[Rows from a dataset of charts and code]
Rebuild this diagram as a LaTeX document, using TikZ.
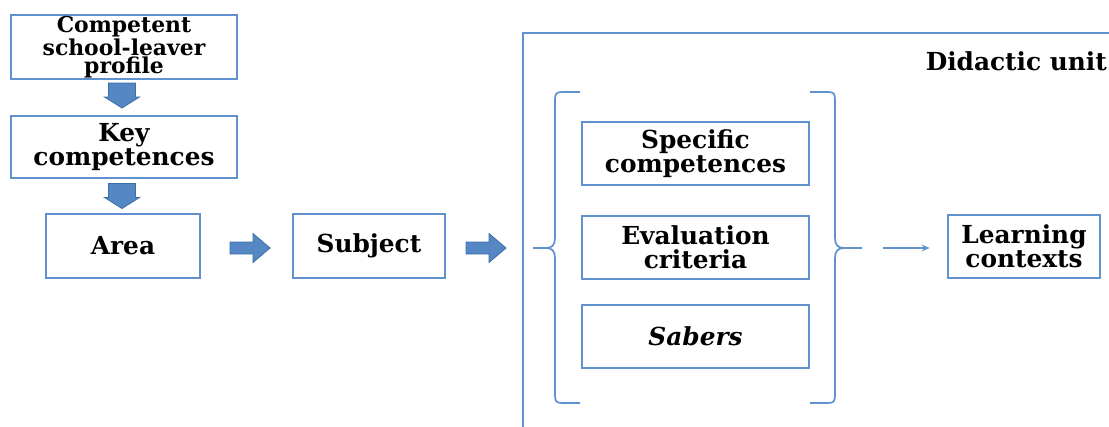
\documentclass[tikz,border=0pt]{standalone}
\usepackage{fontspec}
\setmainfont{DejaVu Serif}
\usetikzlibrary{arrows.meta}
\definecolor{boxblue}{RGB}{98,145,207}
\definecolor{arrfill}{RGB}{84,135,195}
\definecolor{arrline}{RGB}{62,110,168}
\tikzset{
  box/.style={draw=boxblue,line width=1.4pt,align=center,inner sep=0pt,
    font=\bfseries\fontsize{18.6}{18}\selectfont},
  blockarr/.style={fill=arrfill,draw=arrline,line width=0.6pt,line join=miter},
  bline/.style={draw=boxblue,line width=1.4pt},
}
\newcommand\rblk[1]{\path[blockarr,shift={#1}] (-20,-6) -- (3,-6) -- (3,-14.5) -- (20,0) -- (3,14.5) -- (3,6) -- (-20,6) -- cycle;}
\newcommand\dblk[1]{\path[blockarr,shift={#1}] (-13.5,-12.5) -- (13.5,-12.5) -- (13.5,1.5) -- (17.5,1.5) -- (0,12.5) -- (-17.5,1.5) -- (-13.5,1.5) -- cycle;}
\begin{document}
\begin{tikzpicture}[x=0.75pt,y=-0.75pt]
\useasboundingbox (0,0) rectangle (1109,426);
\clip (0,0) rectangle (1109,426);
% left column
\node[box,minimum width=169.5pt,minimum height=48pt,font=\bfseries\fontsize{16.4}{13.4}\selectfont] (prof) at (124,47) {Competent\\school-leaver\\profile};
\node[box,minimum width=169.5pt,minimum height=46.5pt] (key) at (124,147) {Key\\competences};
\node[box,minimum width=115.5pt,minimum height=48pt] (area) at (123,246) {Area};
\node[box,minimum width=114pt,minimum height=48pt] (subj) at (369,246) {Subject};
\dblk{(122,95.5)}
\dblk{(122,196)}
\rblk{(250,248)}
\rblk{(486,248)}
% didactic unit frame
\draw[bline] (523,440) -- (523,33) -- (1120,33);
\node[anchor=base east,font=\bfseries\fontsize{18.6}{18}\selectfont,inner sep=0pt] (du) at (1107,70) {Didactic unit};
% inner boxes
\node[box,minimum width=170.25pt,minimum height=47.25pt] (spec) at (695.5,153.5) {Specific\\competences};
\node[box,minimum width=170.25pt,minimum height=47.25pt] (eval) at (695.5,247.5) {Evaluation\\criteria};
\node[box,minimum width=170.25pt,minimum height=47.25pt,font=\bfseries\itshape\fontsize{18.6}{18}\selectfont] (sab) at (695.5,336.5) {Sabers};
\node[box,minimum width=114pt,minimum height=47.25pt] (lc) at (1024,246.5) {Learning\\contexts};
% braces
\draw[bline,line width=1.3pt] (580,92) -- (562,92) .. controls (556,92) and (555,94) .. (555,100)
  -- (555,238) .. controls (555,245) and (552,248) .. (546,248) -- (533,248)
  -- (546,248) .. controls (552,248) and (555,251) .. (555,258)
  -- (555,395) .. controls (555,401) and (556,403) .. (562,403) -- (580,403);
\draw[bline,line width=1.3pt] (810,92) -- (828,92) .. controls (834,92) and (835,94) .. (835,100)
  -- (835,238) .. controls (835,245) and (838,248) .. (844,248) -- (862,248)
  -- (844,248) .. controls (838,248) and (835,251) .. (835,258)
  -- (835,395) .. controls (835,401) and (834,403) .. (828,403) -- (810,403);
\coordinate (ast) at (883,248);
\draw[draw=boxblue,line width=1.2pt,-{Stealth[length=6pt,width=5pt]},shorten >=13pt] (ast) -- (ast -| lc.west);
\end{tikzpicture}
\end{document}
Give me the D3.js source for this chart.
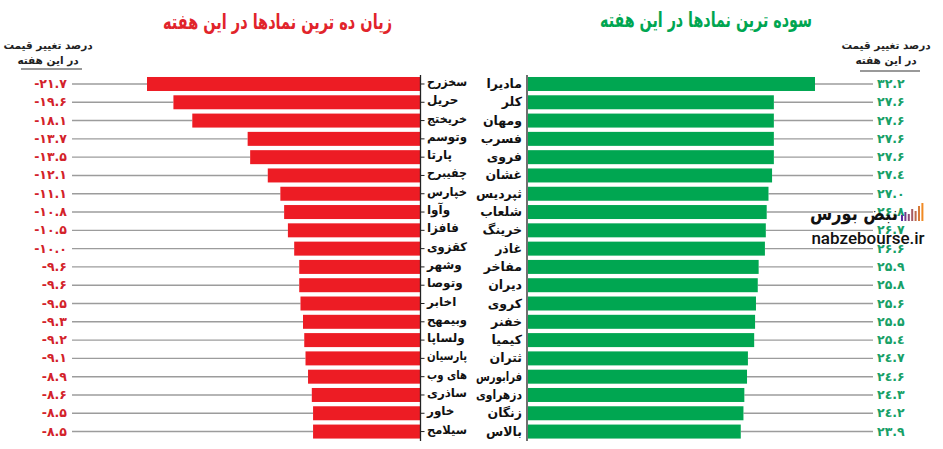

◆ **TASK**
All of the lines above should be retyped precisely, apart from the pictures.

◆ **RESPONSE**
Rebuild this diagram as a LaTeX document, using TikZ.
\documentclass[tikz,border=0pt]{standalone}
\usepackage{fontspec}
\setmainfont{DejaVu Serif}
\usetikzlibrary{arrows.meta}
\definecolor{boxblue}{RGB}{98,145,207}
\definecolor{arrfill}{RGB}{84,135,195}
\definecolor{arrline}{RGB}{62,110,168}
\tikzset{
  box/.style={draw=boxblue,line width=1.4pt,align=center,inner sep=0pt,
    font=\bfseries\fontsize{18.6}{18}\selectfont},
  blockarr/.style={fill=arrfill,draw=arrline,line width=0.6pt,line join=miter},
  bline/.style={draw=boxblue,line width=1.4pt},
}
\newcommand\rblk[1]{\path[blockarr,shift={#1}] (-20,-6) -- (3,-6) -- (3,-14.5) -- (20,0) -- (3,14.5) -- (3,6) -- (-20,6) -- cycle;}
\newcommand\dblk[1]{\path[blockarr,shift={#1}] (-13.5,-12.5) -- (13.5,-12.5) -- (13.5,1.5) -- (17.5,1.5) -- (0,12.5) -- (-17.5,1.5) -- (-13.5,1.5) -- cycle;}
\begin{document}
\begin{tikzpicture}[x=0.75pt,y=-0.75pt]
\useasboundingbox (0,0) rectangle (1109,426);
\clip (0,0) rectangle (1109,426);
% left column
\node[box,minimum width=169.5pt,minimum height=48pt,font=\bfseries\fontsize{16.4}{13.4}\selectfont] (prof) at (124,47) {Competent\\school-leaver\\profile};
\node[box,minimum width=169.5pt,minimum height=46.5pt] (key) at (124,147) {Key\\competences};
\node[box,minimum width=115.5pt,minimum height=48pt] (area) at (123,246) {Area};
\node[box,minimum width=114pt,minimum height=48pt] (subj) at (369,246) {Subject};
\dblk{(122,95.5)}
\dblk{(122,196)}
\rblk{(250,248)}
\rblk{(486,248)}
% didactic unit frame
\draw[bline] (523,440) -- (523,33) -- (1120,33);
\node[anchor=base east,font=\bfseries\fontsize{18.6}{18}\selectfont,inner sep=0pt] (du) at (1107,70) {Didactic unit};
% inner boxes
\node[box,minimum width=170.25pt,minimum height=47.25pt] (spec) at (695.5,153.5) {Specific\\competences};
\node[box,minimum width=170.25pt,minimum height=47.25pt] (eval) at (695.5,247.5) {Evaluation\\criteria};
\node[box,minimum width=170.25pt,minimum height=47.25pt,font=\bfseries\itshape\fontsize{18.6}{18}\selectfont] (sab) at (695.5,336.5) {Sabers};
\node[box,minimum width=114pt,minimum height=47.25pt] (lc) at (1024,246.5) {Learning\\contexts};
% braces
\draw[bline,line width=1.3pt] (580,92) -- (562,92) .. controls (556,92) and (555,94) .. (555,100)
  -- (555,238) .. controls (555,245) and (552,248) .. (546,248) -- (533,248)
  -- (546,248) .. controls (552,248) and (555,251) .. (555,258)
  -- (555,395) .. controls (555,401) and (556,403) .. (562,403) -- (580,403);
\draw[bline,line width=1.3pt] (810,92) -- (828,92) .. controls (834,92) and (835,94) .. (835,100)
  -- (835,238) .. controls (835,245) and (838,248) .. (844,248) -- (862,248)
  -- (844,248) .. controls (838,248) and (835,251) .. (835,258)
  -- (835,395) .. controls (835,401) and (834,403) .. (828,403) -- (810,403);
\coordinate (ast) at (883,248);
\draw[draw=boxblue,line width=1.2pt,-{Stealth[length=6pt,width=5pt]},shorten >=13pt] (ast) -- (ast -| lc.west);
\end{tikzpicture}
\end{document}
Give me the D3.js source for this chart.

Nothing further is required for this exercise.